Paylaş
Onunla telefonda en son konuştuğumda, ameliyatla sonuçlanan korkunç bir safra kesesi krizi geçiriyordum. Telefonda sadece inlemekle kalmıştım.
Yüzünü dünya gözüyle son görüşüm de, sanırım 1995 Mayısı'dır. En son Erdal İnönü'nün kitap kokteylinde Pembe Köşk'te karşılaşmıştık.

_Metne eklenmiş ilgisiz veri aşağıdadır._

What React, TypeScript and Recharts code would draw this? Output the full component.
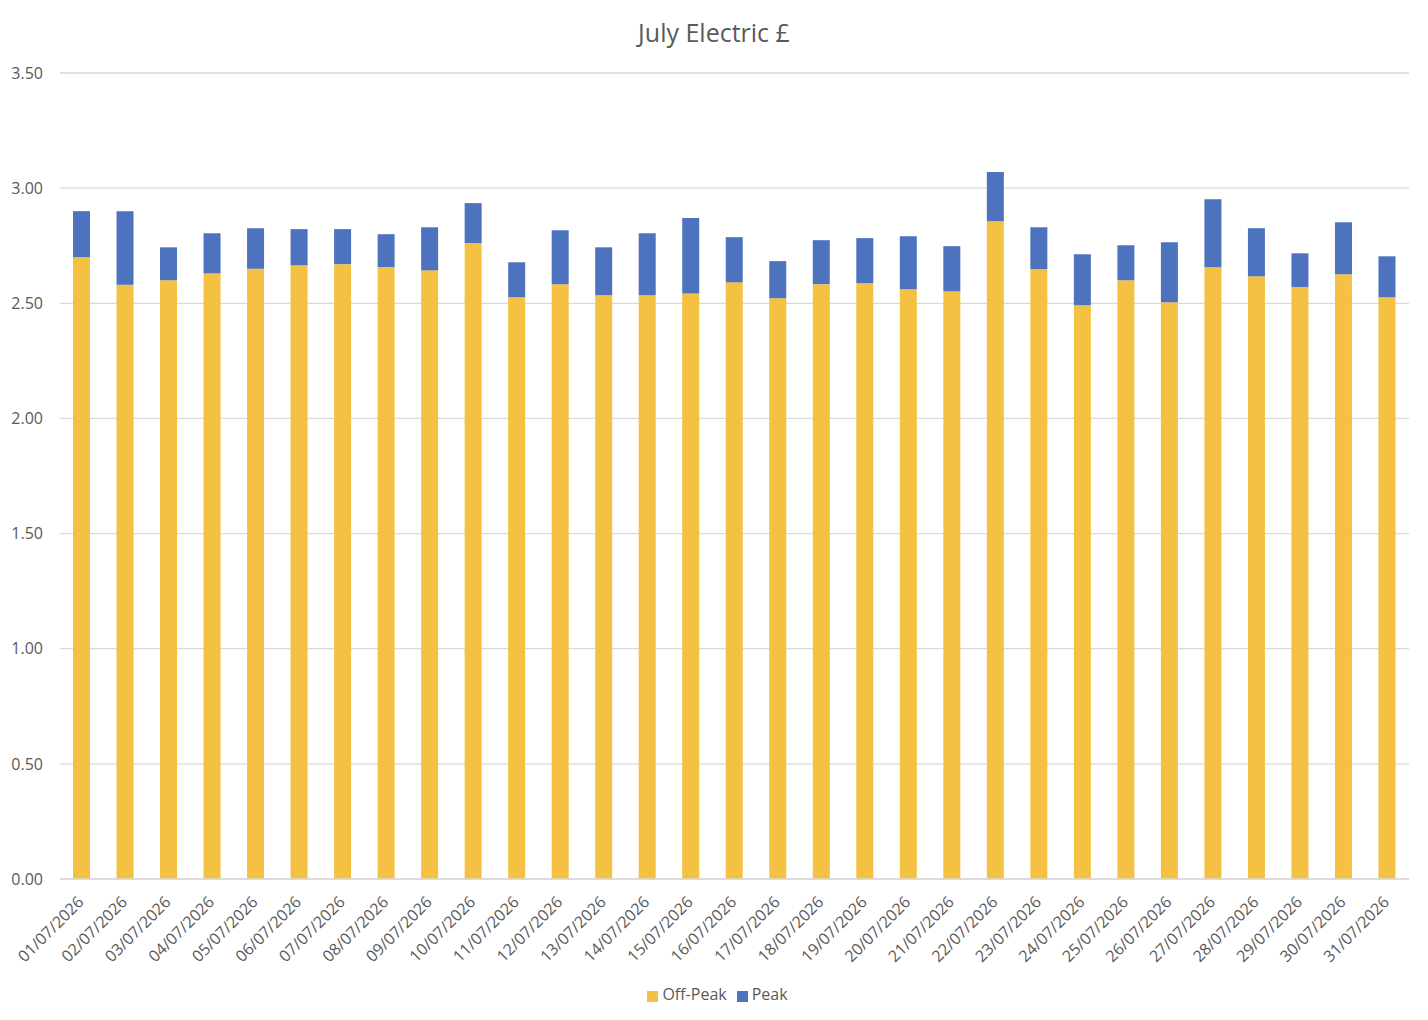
import React from "react";
import { BarChart, Bar, XAxis, YAxis, CartesianGrid, Legend } from "recharts";

const dates = [
  "01/07/2026", "02/07/2026", "03/07/2026", "04/07/2026", "05/07/2026", "06/07/2026", "07/07/2026",
  "08/07/2026", "09/07/2026", "10/07/2026", "11/07/2026", "12/07/2026", "13/07/2026", "14/07/2026",
  "15/07/2026", "16/07/2026", "17/07/2026", "18/07/2026", "19/07/2026", "20/07/2026", "21/07/2026",
  "22/07/2026", "23/07/2026", "24/07/2026", "25/07/2026", "26/07/2026", "27/07/2026", "28/07/2026",
  "29/07/2026", "30/07/2026", "31/07/2026",
];

const offPeak = [
  2.70, 2.58, 2.60, 2.63, 2.65, 2.665, 2.67, 2.657, 2.643, 2.761,
  2.526, 2.583, 2.535, 2.535, 2.543, 2.591, 2.522, 2.583, 2.587, 2.561,
  2.552, 2.857, 2.648, 2.491, 2.60, 2.504, 2.657, 2.617, 2.570, 2.626, 2.526,
];

const peak = [
  0.20, 0.32, 0.143, 0.174, 0.176, 0.157, 0.152, 0.143, 0.187, 0.174,
  0.152, 0.234, 0.208, 0.269, 0.327, 0.196, 0.161, 0.191, 0.196, 0.230,
  0.196, 0.213, 0.182, 0.222, 0.152, 0.261, 0.295, 0.209, 0.147, 0.226, 0.178,
];

const yTicks = [0, 0.5, 1, 1.5, 2, 2.5, 3, 3.5];

const data = dates.map((d, i) => ({ date: d, offPeak: offPeak[i], peak: peak[i] }));

const FONT = "'Open Sans', Lato, sans-serif";
const TEXT = "#595959";

const XTick = (props: any) => {
  const { x, y, payload } = props;
  return (
    <g transform={`translate(${x + 3},${y + 16})`}>
      <text
        x={0}
        y={0}
        textAnchor="end"
        transform="rotate(-45)"
        fill={TEXT}
        fontSize={16}
        fontFamily={FONT}
      >
        {payload.value}
      </text>
    </g>
  );
};

export default function App() {
  return (
    <div style={{ position: "absolute", left: 0, top: 0, width: 1428, height: 1020, background: "#fff" }}>
      <div
        style={{
          position: "absolute",
          top: 15,
          left: 0,
          width: 1428,
          textAlign: "center",
          fontFamily: FONT,
          fontSize: 25,
          lineHeight: "34px",
          color: TEXT,
        }}
      >
        July Electric £
      </div>
      <BarChart
        width={1428}
        height={1020}
        data={data}
        margin={{ top: 73, right: 19, left: 0, bottom: 13 }}
        barSize={17}
      >
        <CartesianGrid vertical={false} stroke="#d9d9d9" strokeWidth={1.3} />
        <XAxis
          dataKey="date"
          interval={0}
          tickLine={false}
          axisLine={{ stroke: "#d9d9d9", strokeWidth: 1.3 }}
          height={103}
          tick={<XTick />}
        />
        <YAxis
          domain={[0, 3.5]}
          ticks={yTicks}
          width={60}
          tickLine={false}
          axisLine={false}
          tickFormatter={(v: number) => v.toFixed(2)}
          tick={{ fill: TEXT, fontSize: 16, fontFamily: FONT }}
          tickMargin={11}
        />
        <Legend
          verticalAlign="bottom"
          align="center"
          iconType="square"
          iconSize={11}
          formatter={(value: string) => (
            <span style={{ color: TEXT, fontSize: 16, fontFamily: FONT }}>{value}</span>
          )}
          wrapperStyle={{ lineHeight: "24px", left: 18 }}
        />
        <Bar dataKey="offPeak" name="Off-Peak" stackId="a" fill="#F4C143" isAnimationActive={false} />
        <Bar dataKey="peak" name="Peak" stackId="a" fill="#4D72BE" isAnimationActive={false} />
      </BarChart>
    </div>
  );
}
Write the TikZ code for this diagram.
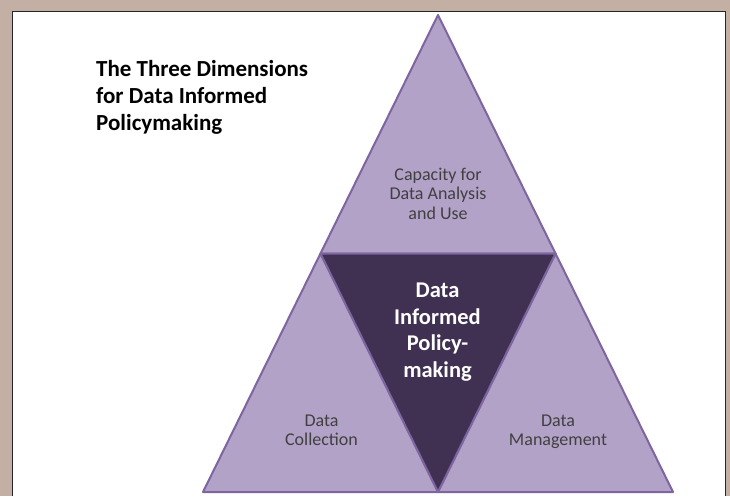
\documentclass[tikz,border=0pt]{standalone}
\usepackage{fontspec}
\setmainfont{Carlito}
\definecolor{framebrown}{HTML}{C4AFA5}
\definecolor{lightpurple}{HTML}{B3A2C7}
\definecolor{edgepurple}{HTML}{7E65A0}
\definecolor{darkpurple}{HTML}{403152}
\definecolor{labelgray}{HTML}{404040}

\begin{document}
\begin{tikzpicture}
      [%%%%%%%%%%%%%%%%%%%%%%%%%%%%%%
      x=1pt,y=-1pt,
      tri/.style={draw=edgepurple,line width=2pt,line join=round,fill=lightpurple},
      midtri/.style={tri,fill=darkpurple},
      dimlabel/.style={align=center,inner sep=0pt,text=labelgray,font=\fontsize{18}{19.3}\selectfont},
      corelabel/.style={align=center,inner sep=0pt,text=white,font=\fontsize{22.5}{26.7}\selectfont\bfseries},
      ]%%%%%%%%%%%%%%%%%%%%%%%%%%%%%%

      % frame
      \fill[framebrown] (0,0) rectangle (730,496);
      \fill[white] (13,12) rectangle (725,496);
      \draw[black!85,line width=1.6pt] (12.5,496) -- (12.5,11.5) -- (725.5,11.5) -- (725.5,496);

      % corners of the big triangle
      \coordinate (apex) at (438,15);
      \coordinate (bl) at (203,492);
      \coordinate (br) at (673,492);
      \coordinate (lm) at (320.5,253.5);
      \coordinate (rm) at (555.5,253.5);
      \coordinate (bm) at (438,492);

      \draw[tri] (apex) -- (rm) -- (lm) -- cycle;
      \draw[tri] (lm) -- (bm) -- (bl) -- cycle;
      \draw[tri] (rm) -- (br) -- (bm) -- cycle;
      \draw[midtri] (lm) -- (rm) -- (bm) -- cycle;

      \node[anchor=west,inner sep=0pt,align=left,font=\fontsize{23}{27}\selectfont\bfseries]
        (title) at (96,97.5) {The Three Dimensions\\for Data Informed\\Policymaking};

      \node[dimlabel] (capacity) at (438,193.7) {Capacity for\\Data Analysis\\and Use};
      \node[dimlabel] (collection) at (321.5,430) {Data\\Collection};
      \node[dimlabel] (management) at (558,432) {Data\\Management};
      \node[corelabel] (core) at (437.5,332) {Data\\Informed\\Policy-\\making};
    \end{tikzpicture}
\end{document}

Bunları, birçoklarının benim Tansu Çiller'le sık sık görüştüğümü zannettiklerini bildiğim için yazıyorum. Bu sanıyı çürütmek benim için önemlidir. Çünkü burada yazdıklarım benim kendi düşüncelerimden ibarettir.

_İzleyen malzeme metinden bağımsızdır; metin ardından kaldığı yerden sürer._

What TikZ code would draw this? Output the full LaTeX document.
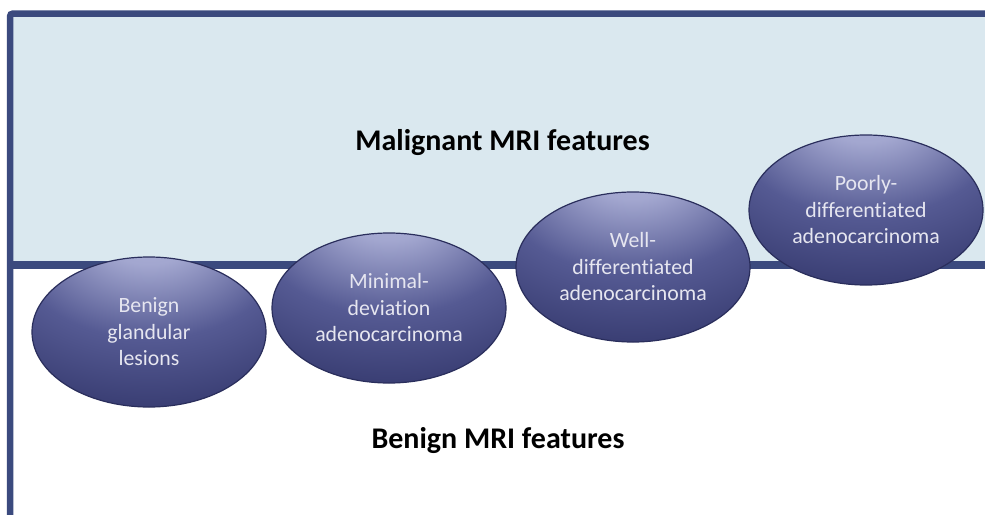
\documentclass[tikz,border=0pt]{standalone}
\usepackage{fontspec}
\setmainfont[RawFeature=-liga]{Carlito}
\usetikzlibrary{shapes.geometric}

\definecolor{frameNavy}{HTML}{3B4A7E}
\definecolor{panelBlue}{HTML}{DAE8EF}
\definecolor{orbLight}{HTML}{B0B4DA}
\definecolor{orbMid}{HTML}{555A93}
\definecolor{orbDark}{HTML}{2E3266}
\definecolor{orbEdge}{HTML}{2A2E5C}
\definecolor{orbText}{HTML}{E6E6F0}

% light spot near the top, darkening towards the rim
\pgfdeclareradialshading{orbshade}{\pgfpoint{0bp}{36bp}}{%
  color(0bp)=(orbLight); color(10bp)=(orbLight!85!orbMid);
  color(28bp)=(orbMid); color(52bp)=(orbDark); color(100bp)=(orbDark)}

\tikzset{
  orb/.style={ellipse, shading=orbshade, draw=orbEdge, line width=1.2pt,
    inner sep=0pt, minimum width=234pt, minimum height=150pt,
    align=center, text=orbText, font=\fontsize{21.8}{26.5}\selectfont},
  heading/.style={anchor=base, font=\fontsize{30}{36}\selectfont\bfseries, text=black},
  border/.style={draw=frameNavy, line width=6.5pt}
}

\begin{document}
\begin{tikzpicture}[x=1pt, y=-1pt]
  \useasboundingbox (0,0) rectangle (985,514);
  \clip (0,0) rectangle (985,514);
  \fill[white] (0,0) rectangle (985,514);

  % upper panel and frame
  \fill[panelBlue] (10,13.5) rectangle (995,265);
  \draw[border, rounded corners=3pt] (10,530) -- (10,13.5) -- (995,13.5);
  \draw[draw=frameNavy, line width=8pt] (10,265) -- (995,265);

  % headings
  \node[heading] (mal) at (502.5,150) {Malignant MRI features};
  \node[heading] (ben) at (498,448) {Benign MRI features};

  % lesion types
  \node[orb] (n1) at (149,332) {Benign\\glandular\\lesions};
  \node[orb] (n2) at (389,308) {Minimal-\\deviation\\adenocarcinoma};
  \node[orb] (n3) at (633,267) {Well-\\differentiated\\adenocarcinoma};
  \node[orb] (n4) at (866,210) {Poorly-\\differentiated\\adenocarcinoma};
\end{tikzpicture}
\end{document}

Ancak Tansu Çiller'in telefonla beni araması her ne kadar sürpriz olduysa da, elbette önemli bir haberdi. Üstelik söylediklerinin içinde bir tanesi cımbızla çekilip ayıklanacak kadar güzeldi.
‘‘İçimde yeni bir can taşıyor gibiyim. Artık yepyeni bir Tansu olacağım'' dedi.

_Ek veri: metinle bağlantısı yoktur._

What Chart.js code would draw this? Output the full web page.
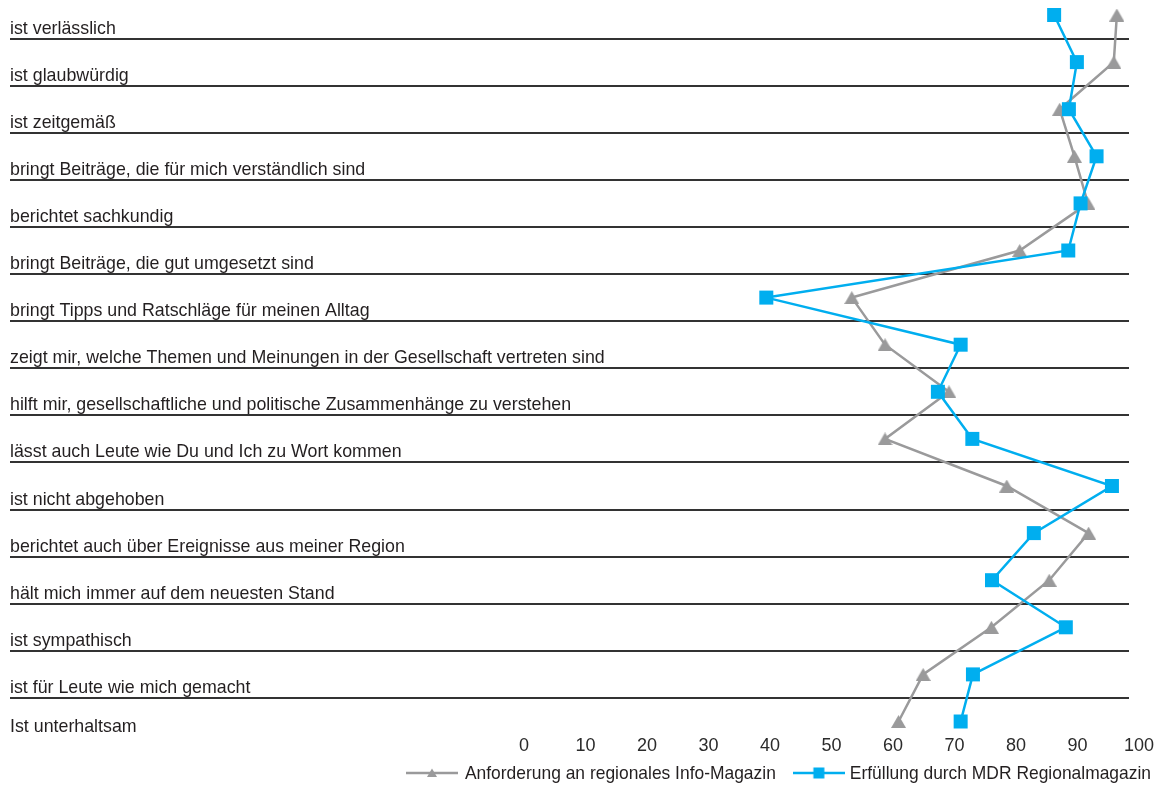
<!DOCTYPE html>
<html lang="de">
<head>
<meta charset="utf-8">
<title>Anforderung und Erfüllung</title>
<script src="https://cdn.jsdelivr.net/npm/chart.js@4.4.1/dist/chart.umd.min.js"></script>
<style>
  html, body { margin: 0; padding: 0; background: #ffffff; }
  #wrap { position: relative; width: 1171px; height: 793px; }
</style>
</head>
<body>
<div id="wrap"><canvas id="chart"></canvas></div>
<script>
// Statements rated, top to bottom
const categories = [
  'ist verlässlich',
  'ist glaubwürdig',
  'ist zeitgemäß',
  'bringt Beiträge, die für mich verständlich sind',
  'berichtet sachkundig',
  'bringt Beiträge, die gut umgesetzt sind',
  'bringt Tipps und Ratschläge für meinen Alltag',
  'zeigt mir, welche Themen und Meinungen in der Gesellschaft vertreten sind',
  'hilft mir, gesellschaftliche und politische Zusammenhänge zu verstehen',
  'lässt auch Leute wie Du und Ich zu Wort kommen',
  'ist nicht abgehoben',
  'berichtet auch über Ereignisse aus meiner Region',
  'hält mich immer auf dem neuesten Stand',
  'ist sympathisch',
  'ist für Leute wie mich gemacht',
  'Ist unterhaltsam'
];

// Anforderung an regionales Info-Magazin (%)
const anforderung = [96.4, 95.9, 87.1, 89.5, 91.7, 80.6, 53.3, 58.7, 69.1, 58.7, 78.5, 91.8, 85.4, 76.0, 64.9, 60.9];

// Erfüllung durch MDR Regionalmagazin (%)
const erfuellung = [86.2, 89.9, 88.6, 93.1, 90.5, 88.5, 39.4, 71.0, 67.3, 72.9, 95.6, 82.9, 76.1, 88.1, 73.0, 71.0];

const seriesNames = ['Anforderung an regionales Info-Magazin', 'Erfüllung durch MDR Regionalmagazin'];
const xTicks = [0, 10, 20, 30, 40, 50, 60, 70, 80, 90, 100];

const GRAY = '#9a9a9b';
const BLUE = '#00aeef';
const TEXT = '#231f20';
const RULE = '#333333';
const FONT = '"Liberation Sans", Arial, Helvetica, sans-serif';
const FONT_SIZE = 19;
const LEGEND_SIZE = 18.6;
const CONDENSE = 0.937;   // horizontal squeeze for the condensed look of the texts

// Triangle marker centred on its bounding box
function triangleMarker(w, h, color) {
  const c = document.createElement('canvas');
  c.width = w; c.height = h;
  const g = c.getContext('2d');
  g.fillStyle = color;
  g.beginPath();
  g.moveTo(w / 2, 0);
  g.lineTo(w, h);
  g.lineTo(0, h);
  g.closePath();
  g.fill();
  return c;
}

// Legend swatch: a short line with the series marker in the middle
function legendSwatch(color, marker) {
  const w = 52, h = 14;
  const c = document.createElement('canvas');
  c.width = w; c.height = h;
  const g = c.getContext('2d');
  g.strokeStyle = color;
  g.lineWidth = 2.5;
  g.beginPath();
  g.moveTo(0, h / 2);
  g.lineTo(w, h / 2);
  g.stroke();
  g.fillStyle = color;
  if (marker === 'triangle') {
    g.beginPath();
    g.moveTo(w / 2, h / 2 - 4.5);
    g.lineTo(w / 2 + 5, h / 2 + 4);
    g.lineTo(w / 2 - 5, h / 2 + 4);
    g.closePath();
    g.fill();
  } else {
    g.fillRect(w / 2 - 5.5, h / 2 - 5.5, 11, 11);
  }
  return c;
}

const triMark = triangleMarker(15, 13, GRAY);
const swatches = [legendSwatch(GRAY, 'triangle'), legendSwatch(BLUE, 'rect')];

// Draws text squeezed horizontally, anchored at its left end
function condensedText(ctx, text, x, y) {
  ctx.save();
  ctx.translate(x, y);
  ctx.scale(CONDENSE, 1);
  ctx.fillText(text, 0, 0);
  ctx.restore();
}

// Horizontal rules between the rows, drawn under the series
const rowRules = {
  id: 'rowRules',
  beforeDatasetsDraw(chart) {
    const { ctx, chartArea } = chart;
    const y = chart.scales.y;
    ctx.save();
    ctx.strokeStyle = RULE;
    ctx.lineWidth = 2;
    ctx.beginPath();
    for (let i = 0; i < categories.length - 1; i++) {
      const yy = Math.round((y.getPixelForValue(i) + y.getPixelForValue(i + 1)) / 2);
      ctx.moveTo(10, yy);
      ctx.lineTo(chartArea.right - 10, yy);
    }
    ctx.stroke();
    ctx.restore();
  }
};

// Statement texts at the left edge, each sitting on its rule
const rowLabels = {
  id: 'rowLabels',
  afterDatasetsDraw(chart) {
    const { ctx } = chart;
    const y = chart.scales.y;
    ctx.save();
    ctx.font = FONT_SIZE + 'px ' + FONT;
    ctx.fillStyle = TEXT;
    ctx.textAlign = 'left';
    ctx.textBaseline = 'alphabetic';
    const n = categories.length;
    categories.forEach((label, i) => {
      const p = y.getPixelForValue(i);
      const base = i < n - 1 ? (p + y.getPixelForValue(i + 1)) / 2 - 5 : p + 10;
      condensedText(ctx, label, 10, base);
    });
    ctx.restore();
  }
};

// Legend row, right-aligned under the axis
const lineLegend = {
  id: 'lineLegend',
  afterDraw(chart) {
    const { ctx } = chart;
    ctx.save();
    ctx.font = LEGEND_SIZE + 'px ' + FONT;
    ctx.fillStyle = TEXT;
    ctx.textAlign = 'left';
    ctx.textBaseline = 'alphabetic';
    const lineY = 773;
    const baseY = 779;
    let right = 1151;
    for (let i = seriesNames.length - 1; i >= 0; i--) {
      const w = ctx.measureText(seriesNames[i]).width * CONDENSE;
      const tx = right - w;
      condensedText(ctx, seriesNames[i], tx, baseY);
      const sw = swatches[i];
      const gap = i === 0 ? 7 : 5;
      ctx.drawImage(sw, tx - gap - sw.width, lineY - sw.height / 2);
      right = tx - gap - sw.width - 17;
    }
    ctx.restore();
  }
};

new Chart(document.getElementById('chart'), {
  type: 'line',
  data: {
    labels: categories,
    datasets: [
      {
        label: seriesNames[0],
        data: anforderung,
        borderColor: GRAY,
        backgroundColor: GRAY,
        borderWidth: 2.5,
        pointStyle: triMark,
        pointRadius: 8,
        pointBorderWidth: 0,
        tension: 0,
        clip: false,
        order: 1
      },
      {
        label: seriesNames[1],
        data: erfuellung,
        borderColor: BLUE,
        backgroundColor: BLUE,
        borderWidth: 2.5,
        pointStyle: 'rect',
        pointRadius: 9.9,
        pointBorderWidth: 0,
        tension: 0,
        clip: false,
        order: 0
      }
    ]
  },
  options: {
    indexAxis: 'y',
    responsive: true,
    maintainAspectRatio: false,
    animation: false,
    devicePixelRatio: 1,
    layout: { padding: { left: 524, right: 32, top: 15, bottom: 26.5 } },
    scales: {
      y: {
        type: 'category',
        display: false,
        offset: false
      },
      x: {
        type: 'linear',
        position: 'bottom',
        min: 0,
        max: 100,
        afterBuildTicks(scale) { scale.ticks = xTicks.map(v => ({ value: v })); },
        afterFit(scale) { scale.height = 45; },
        grid: { display: false, drawTicks: false },
        border: { display: false },
        ticks: {
          padding: 14,
          color: '#2b2b2b',
          font: { family: FONT, size: 18 },
          maxRotation: 0
        }
      }
    },
    plugins: {
      legend: { display: false },
      tooltip: { enabled: false }
    }
  },
  plugins: [rowRules, rowLabels, lineLegend]
});
</script>
</body>
</html>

Ben de ‘‘Benim yıllardır özlediğim Sarışın Güzel Kadın'a ulaşmanızı dilerim'' cevabını verdim. Telefondan tatlı bir gülücük geldi.
Bu cümle benim için çok önemliydi. Çünkü, ona özellikle 1995 Nisanı'ndaki Japonya gezisinde Türkiye ile birtakım gerçekleri anlatmaya çalışmıştım. Demokrasi ve insan hakları konusunda açıklamalar yapmıştım.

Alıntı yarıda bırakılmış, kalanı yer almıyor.